Prompts: Workflow Templates
Prompts are reusable message templates that structure the AI's approach to specific tasks. Each prompt has a name, a description, optional parameters, and a template that expands into one or more messages. When invoked, the prompt template is expanded with the provided parameters and inserted into the conversation.
Prompts encode institutional knowledge about how to approach specific tasks. A code review prompt ensures the reviewer checks security, performance, and readability in a consistent order. A data analysis prompt structures the exploration of a dataset. A debugging prompt walks through a systematic elimination process. By packaging these workflows as prompts, you ensure consistent quality across sessions and team members.
@mcp.prompt()
def review_pr(file_path: str, focus_areas: str = "security,performance") -> str:
"""Review a file for code quality with specific focus areas.
Args:
file_path: Path to the file to review
focus_areas: Comma-separated areas to focus on
"""
areas = focus_areas.split(",")
checklist = "\n".join(f"- {area.strip()}" for area in areas)
return f"""Review the file at {file_path}. Focus on:
{checklist}
Read the file, then provide:
1. A summary of what the code does
2. Issues found in each focus area
3. Specific suggestions for improvement"""Prompts are the least commonly used primitive, partly because their behavior varies across clients and partly because many developers achieve similar results through tool descriptions alone. However, for teams that want standardized workflows, prompts provide a clean way to encode and share those workflows through the MCP protocol.

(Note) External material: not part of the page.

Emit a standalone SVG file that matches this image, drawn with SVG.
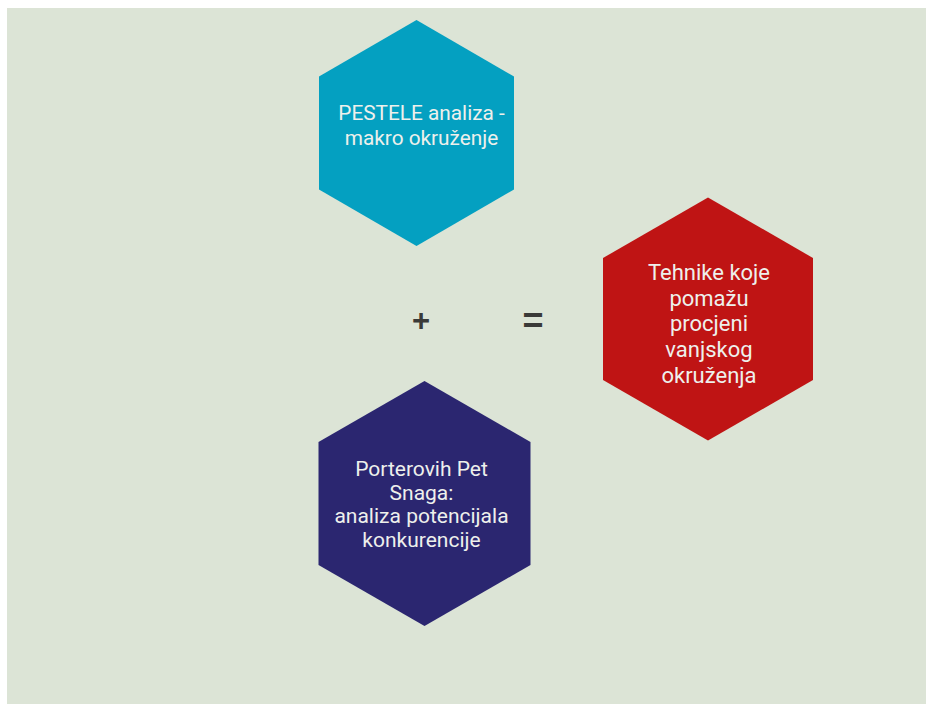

Designing a Server: Choosing Primitives
When designing an MCP server, start by listing the capabilities you want to expose. For each capability, decide which primitive fits best:
- Actions that change state: tools (store data, execute queries, send notifications)
- Actions that compute results: tools (search, analyze, transform)
- Static or slowly changing reference data: resources (schemas, configs, docs)
- Multi-step workflows with consistent structure: prompts (reviews, analyses, debugging)
Most servers are tool-only. A server with three to seven well-designed tools covers most use cases. Add resources when you have reference data that multiple tools would otherwise need to include in their return values. Add prompts when you have workflows that benefit from standardization.
Adaptive Recall's MCP server exposes seven tools (store, recall, update, forget, reflect, graph, status), one resource (system status and configuration), and no prompts. The tools cover all memory operations, the resource provides context about the system state, and the tool descriptions are detailed enough that the model uses them correctly without prompt-level guidance.